Catalytic Solidarity. The third foundational principal of the Elijah-Elisha exceptional partnerships was their catalytic relationship, characterized by their desire to promote creativity and nurture the innovative abilities of their partner. Like Elijah-Elisha, partnered theological schools and/or seminaries are not fixated on rigidly preserving the past but centered on the forward-focused plow of flexibility and innovation. It is essential that such partnerships be grounded in an unwavering belief in the integrity and authenticity of the other where members feel reassured in a safe environment of solidarity.
Servanthood. Successful partnerships are, finally, based in service, not self-serving agendas. Throughout their entire ministry, Elijah and Elisha demonstrated that they were willing to sacrifice their own needs in service to others. Every time different people in his community asked them for help, they were never disgruntled or disinclined but willing to accomplish their God-given prophetic mission by diligently providing solutions. Theological schools and seminaries will not be able to accomplish their mission if they are self-absorbed, inconsistent or not committed to their horizontal responsibilities.
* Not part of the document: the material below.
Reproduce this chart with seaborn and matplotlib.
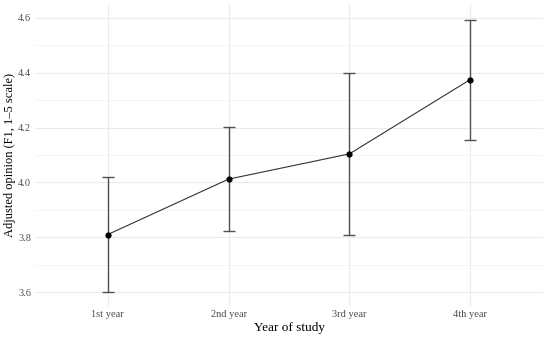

This principle cannot be overstated, because without a servanthood mentality, the unique prophetic mission that differentiates theological studies from other educational institutions will ultimately be stymied.
The prophetic partnership of Elijah to Elisha provides a valuable rhythm of collaboration for contemporary theological schools and seminaries that are interested in merging their respective educational institutions. As such, the leadership of these institutions should consider emphasizing the four-fold foundational principals of shared commitment, authenticity, catalytic solidarity, and the diligence of prophetic servanthood into their collaborative relationships. Only by adopting a shared commitment to societal engagement will partner schools hope to successfully advance their God-given missions, and thereby, assure long-term survival.
Joint ventures frequently fail because of lack of trust, inauthentic leadership, and incompatible value systems. “Two cannot walk together,” insists the prophet Amos, “except they are agreed” (Amos 3:3). Consequently, while a robust engagement of stakeholders and enhanced financial efficiencies are essential, successful partnerships are ultimately characterized by an ethos of self-sacrificial collaboration wherein individual destinies are woven into the very fabric of the other.
The synergetic partnership of Elijah and Elisha inaugurated a powerful transformation. The heaven-ward chariot translation of Elijah transferred a double-portioned of God’s Grace to Elisha (2 Kings 2:11). This is what can happen to theological schools and seminaries if/when they choose to join hands to the plow of educational partnership. In the final analysis, this is what precipitated the compound anointing, a greater glory then any one single person can exhibit on their own.